Since it took over the lease on the struggling Westroot Tavern in early June, the Cohn group has brought in a new chef team, listened to staff and customers about what the shopping center was missing and slowly remodeled and redecorated the property by closing it down just one day a week, on Mondays.
Usually when the Cohn Group takes over a property, it closes the venue for several months of remodeling. But because the former operator, The Verant Group, wanted to make the deal quickly last summer, and June was the high season, Cohn opted for a nontraditional slow rollout.

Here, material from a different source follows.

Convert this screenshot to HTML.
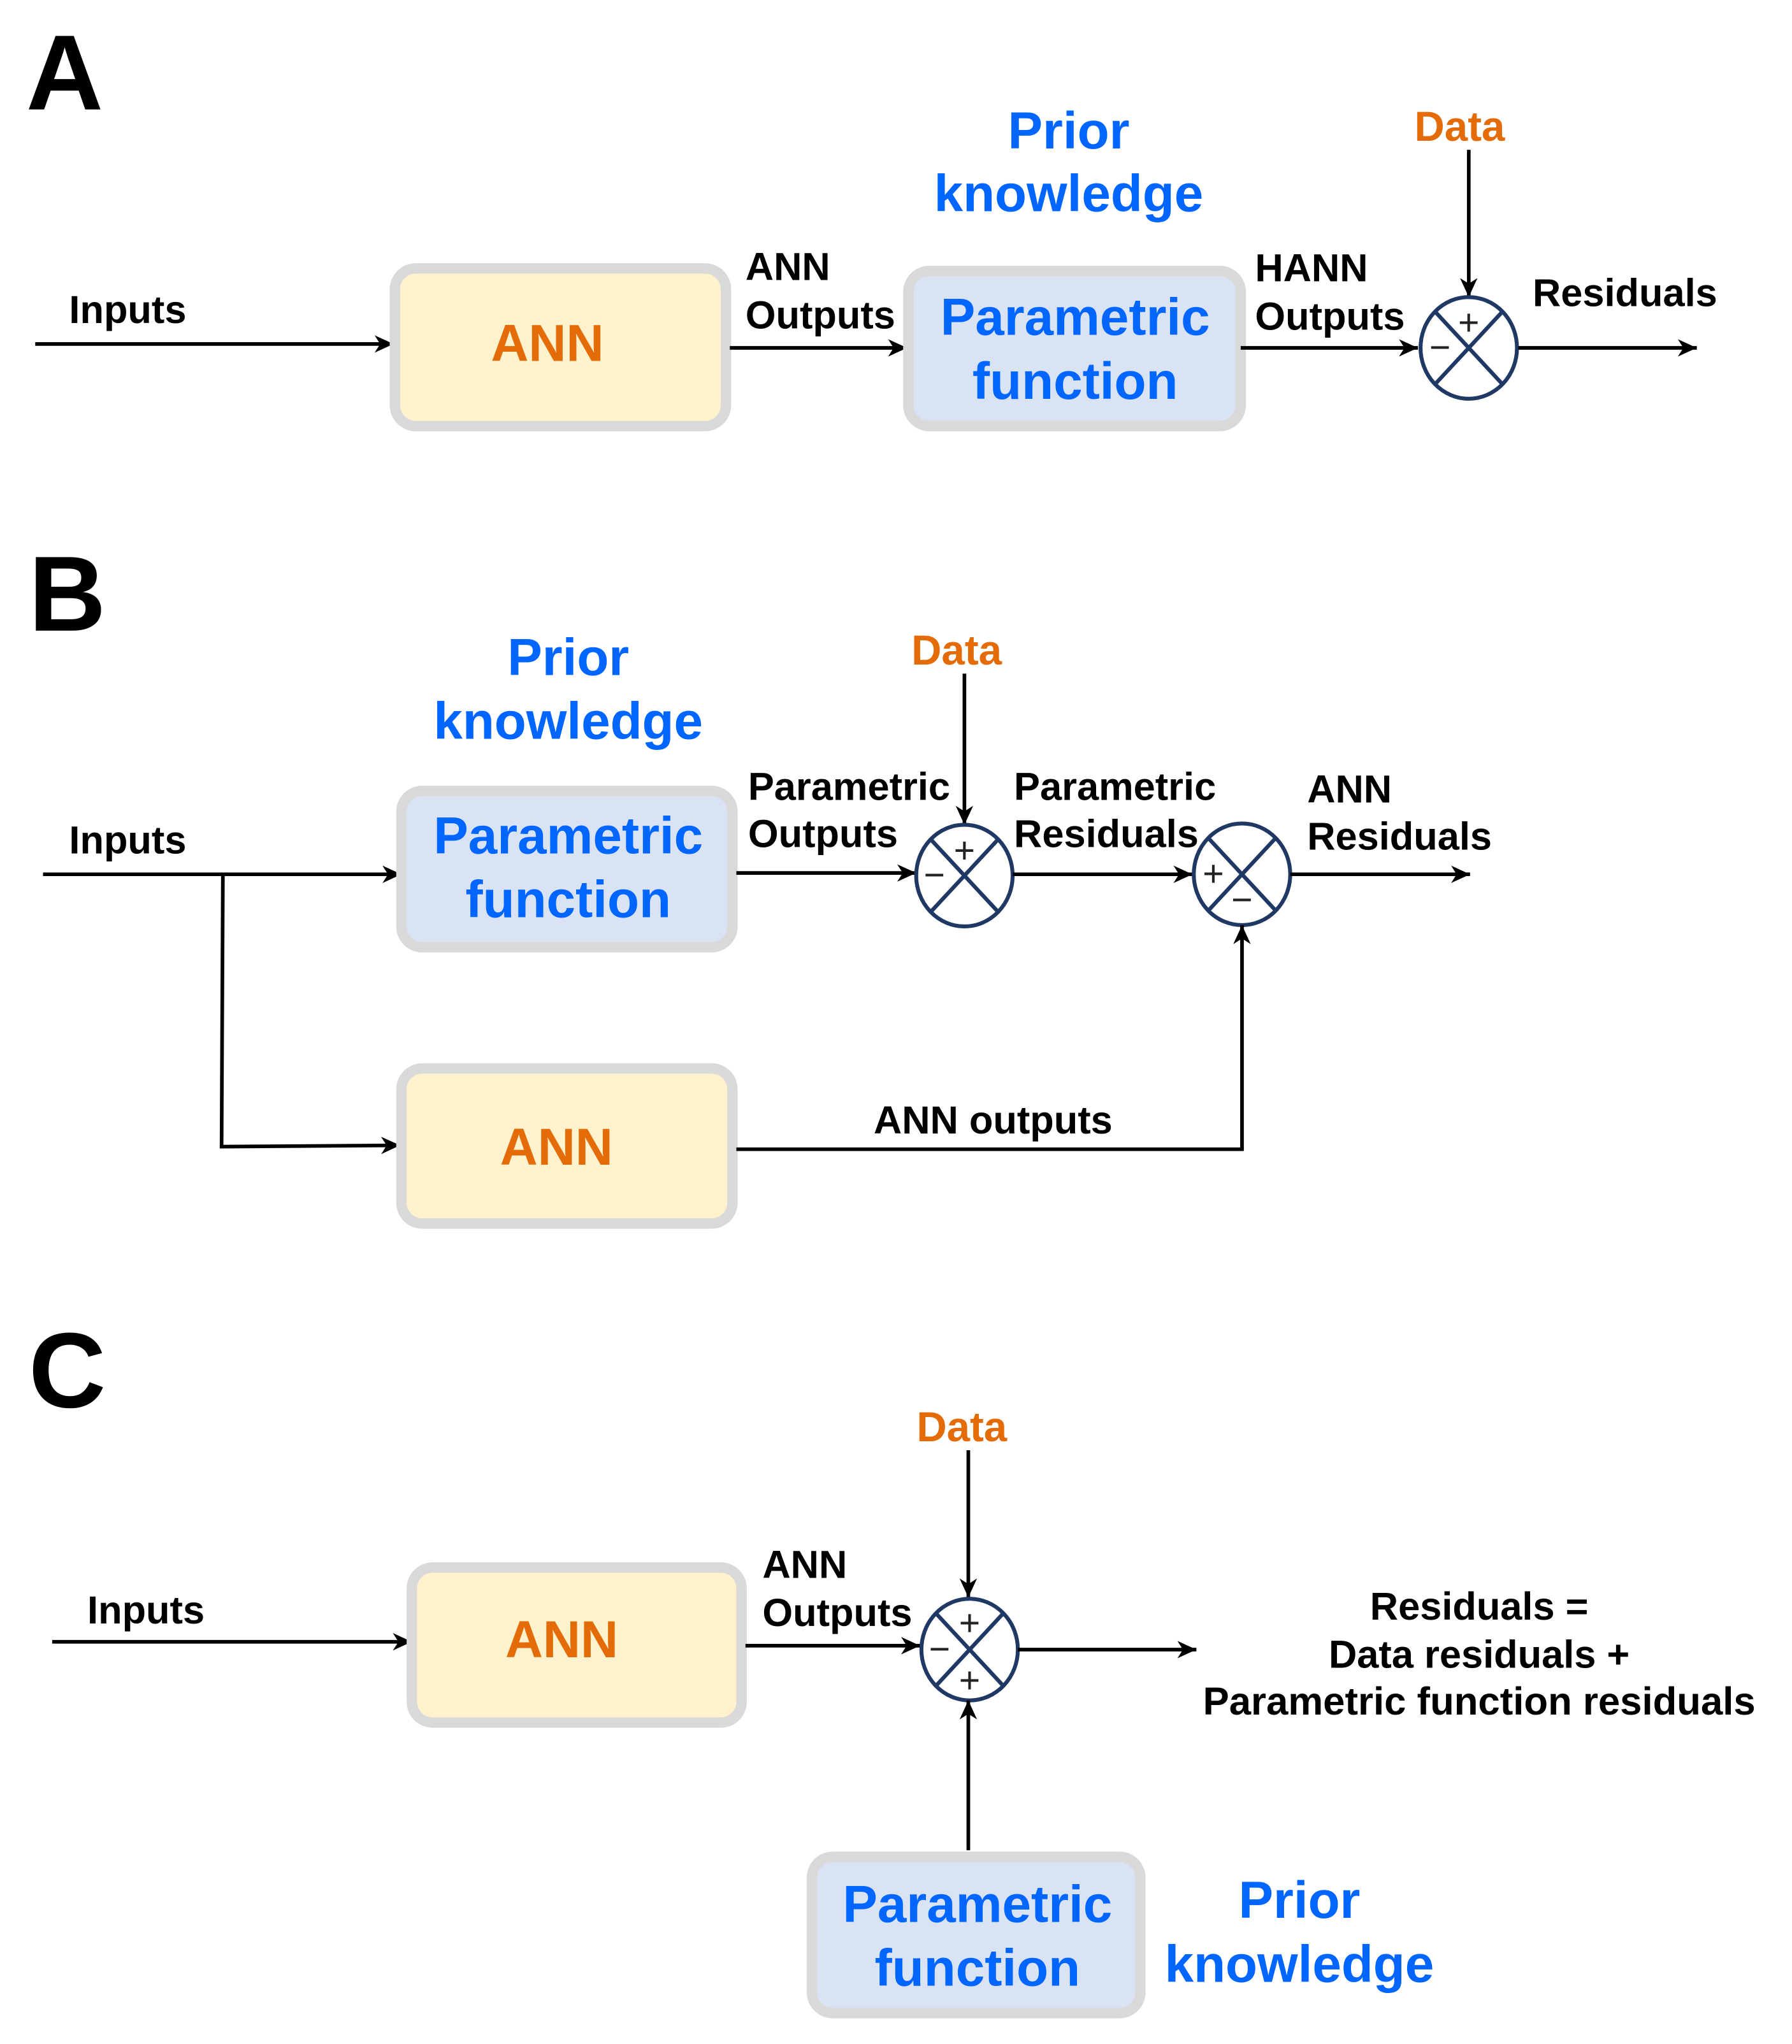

What was once a masculine, dark-walled, beer-focused sports bar and gastropub is now a vividly colorful “social hub” eatery with a new American menu, a specialty of fresh-baked pies, a dog-friendly patio, an upstairs video arcade for children and a colorful, art-filled interior with a more broad appeal to men, women, families and social media-loving millennials.
David Cohn — who co-founded the 28-restaurant company with his wife, Lesley, in 1981 — said restaurants in suburban areas need to cast a wider net because diners there eat differently than diners in urban areas. They don’t eat out as often, particularly on weeknights, and they’re looking for a neighborhood restaurant that appeals to all ages and genders.
“We found we wanted to be everything to everyone,” Cohn said. “I believe that in more suburban areas we need to broad cast, not narrow cast.”
L.A.-based designer Lauren Borisoff transformed every surface in the 200-seat indoor-outdoor restaurant at 6025 Village Way. The concrete floor was covered with hard wood planks and the walls were brightened up with white paint, framed artwork and bold graphics, tile art, wallpaper, wood paneling and neon art designed to encourage selfie-taking. The upstairs terrace, formerly a private dining room, now has $100,000 state-of-the-art video games. The space also has seating options for large parties and solo diners and quieter patio areas.
Although the restaurant still has walls of TV screens for watching football games and other sports, the TV volume is turned off and many of the monitors have been framed to soften their hard edges. Cohn said he made the decision to silence the games because the loud volume drove away families and small groups seeking quiet conversations. Sports fans weren’t happy with the change, but Cohn said the sports bar concept was a proven failure so something new and more inviting was needed.
The restaurant’s new co-executive chefs are Doug Dellaccio and Daniel Wolinsky, who both formerly worked for Tracy Borkum’s Urban Kitchen Group, which includes Cucina Urbana, Cucina Enoteca and Cucina Sorella.
They developed 32 menu items that include some personal favorites, like a family matzo ball soup recipe; some Cohn standards, like the famed Brussels sprouts from Cohn’s Bo Beau locations; and new takes on Westroot Tavern dishes that were customer favorites, like the vegan green curry bowl, fish & chips and chicken tenders. Prices start at $10 for appetizers, range from $15 to $20 for sandwiches platters and top out at $23 for entrees like pan-seared salmon and lobster truffle mac. The bar still offers 30 beers on draft, but now offers a broader mix of spritzes, froses, wines, cocktails and mocktails. Lunch and dinner are served, as well as a weekend brunch menu.
The restaurant’s new signature product is 6-inch shareable pies, baked fresh daily in-house, including s’mores, coconut cream, triple berry, apple and other varieties. Cohn said diners today are eating fewer individual desserts, but feel less guilt eating shareable portions. Plus the pies inspire Americana nostalgia and have been a hit with diners of all ages during sampling over the past few weeks.
Many restaurants in the Pacific Highlands Ranch center have struggled since the center opened four years ago. The fast-growing area has hundreds of new homes, two schools and hundreds of thousands of square feet of office space coming online soon. But Cohn said some of the restaurants that opened three years ago, like Westroot Tavern, couldn’t hang on long enough for those office workers and homeowners to materialize.
“There’s a lot happening here very soon,” Cohn said. “We may have come in a year too early ourselves, but we’re optimistic about the area.”
IF YOU GO:
Pacific Social, Hours: 11:30 a.m. to 9 p.m. Mondays-Thursdays; 11:30 a.m. to 10 p.m. Fridays; 10 a.m. to 10 p.m. Saturdays; 10 a.m. to 9 p.m. Sundays.